Should I Buy a Leasehold Property or a Freehold Property?

What is a Freehold Property?

A freehold property is one that is sold with the land under it. This means that when you buy a freehold property, you own both the building and the land that it sits on, and are therefore responsible for maintaining both. This also means that you own the property for an unlimited amount of time, and so the agreement is much simpler.


What is a Leasehold Property?

A leasehold property is one that is sold with the right to occupy it for a long period of time, but without owning all of the property. This could mean that you don’t own communal parts of the building, for example a block of flats, or the land underneath the property, if it is a house. 

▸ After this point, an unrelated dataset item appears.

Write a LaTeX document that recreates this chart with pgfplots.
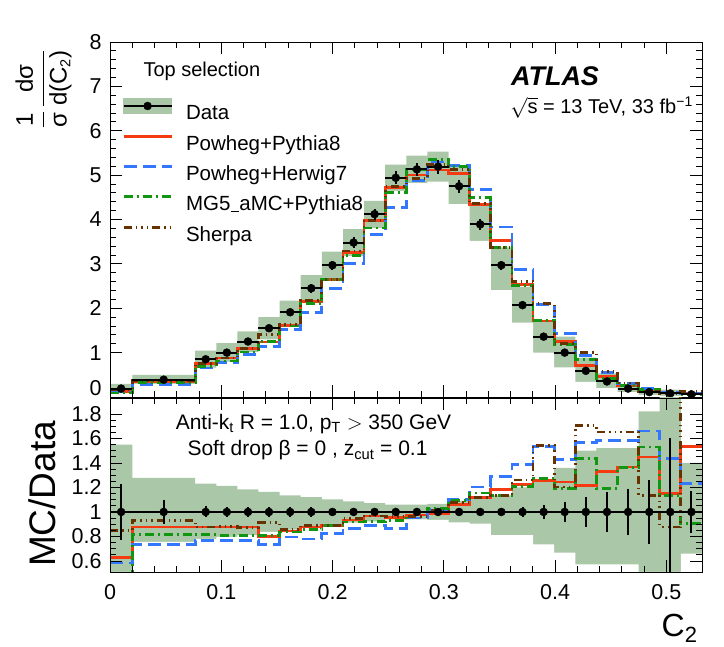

Typically, a lease is issued for between 99 and 999 years, and comes with terms that will vary from property to property. This means that when you buy a lease from a previous owner, or from the freeholder, you can live in the property for a limited amount of time, although in most cases this will be for far longer than you are expected to live.


Leasehold properties often have more complicated agreements, and the terms and charges will differ for each property, so bear this in mind when looking for apartments to buy.


The Costs of Owning a Leasehold Property

When buying a leasehold property, there are some extra fees and charges that you will need to consider. These typically include a ground rent, service charge and a sinking fund or reserve fund.


Ground Rent

Ground rent is typically charged annually by the freeholder, and is usually no more than a few hundred pounds. When looking at apartments to buy, the buyer’s solicitor will need to check the exact cost of the ground rent.


Service Charge

The service charge is typically charged annually, and goes towards paying for the maintenance, insurance and management of the communal parts of the building. This can include paying for utilities and cleaning in the communal areas.

Sinking Fund

A sinking fund is contributed to by leaseholders over the long term, with the intention of using the money to pay for large, expensive repairs such as replacing the roof of the building. 

Reserve Fund

A reserve fund is similar to a sinking fund in that it is contributed to by leaseholders over the long term, but is treated as a reserve to cover underestimated spending that the service charge doesn’t cover.


Should I Buy a Leasehold Property or a Freehold Property?

Typically, freehold properties tend to be houses and leasehold properties tend to be flats. However, this is not always the case when looking at a flat or house for sale and so buyers should always check with their solicitor and the estate agent before committing to a purchase. 

If you intend to purchase a leasehold property you will need to have factored the annual charges into your budget, and make sure you are aware of lease restrictions. You will also need to be aware that lenders are unlikely to lend money for leasehold properties where the lease is less than 70 years long, and extending a lease can sometimes be a long and expensive process, depending on the freeholder.